An electoral court in Madagascar has removed the names of three high-profile presidential contenders, including strongman Andry Rajoelina, whose disputed candidacies had stalled polls aimed at ending a four-year political crisis.
The new electoral court set up a week ago met to “clean” up the list of 41 candidates approved by its predecessor in May.
The other two controversial candidates who have been dropped for the revised list published on the court’s Web site on Saturday were ousted Malagasy president Marc Ravalomanana’s wife, Lalao, and former Malagasy president Didier Ratsiraka.
Their candidacies, which did not meet electoral rules, have been internationally condemned and have delayed the much-awaited vote expected to lift the Indian Ocean island out of its political and economic mire.
The three had refused to stand aside even in the face of threats of sanctions.
The court’s move is sure to be welcomed by leaders of the 15-nation Southern African Development Community (SADC) meeting for their yearly summit in Malawi, where Madagascar is one of the top agenda items.
The coast is “now clear for the holding of credible elections whose result will be accepted by SADC,” a diplomat at the summit who asked not be named told reporters.
The African Union immediately welcomed the move in a statement, adding it should “mark the culmination of the process towards ending the crisis.”
French Ambassador to Madagascar Francois Goldblatt tweeted that he was glad to see “the conditions met for a normal and peaceful restarting of the electoral process.”

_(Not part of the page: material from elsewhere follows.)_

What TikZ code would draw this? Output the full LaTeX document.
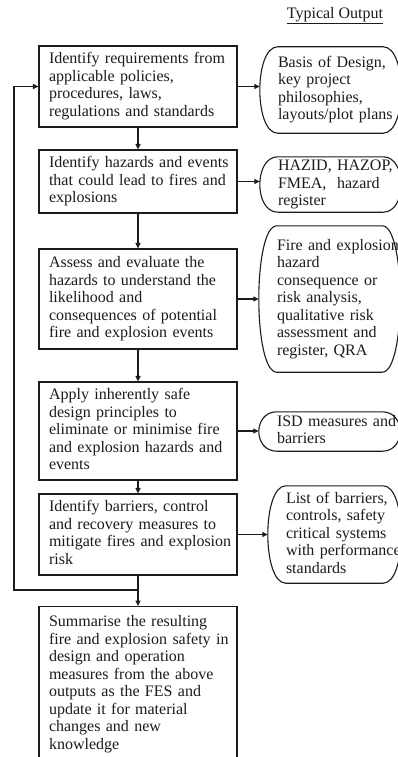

Madagascar, heavily reliant on international aid, has been mired in political limbo since Rajoelina, a former disc jockey and ex-mayor of the capital, Antananarivo, seized power in 2009.
He swore not to run for president this year, but threw his hat in the race when the wife of his exiled rival, Ravalomanana, declared she would be a candidate.
Both pose a legal problem, since Rajoelina submitted his candidacy after the deadline and Lalao Ravalomanana had not lived in Madagascar six months prior to the nominations, as the electoral rules require.
Ratsiraka filed his candidacy papers two days after he returned from 11 years of exile in France.
Elections were due to have taken place on July 24, but have been postponed indefinitely due to the deadlock.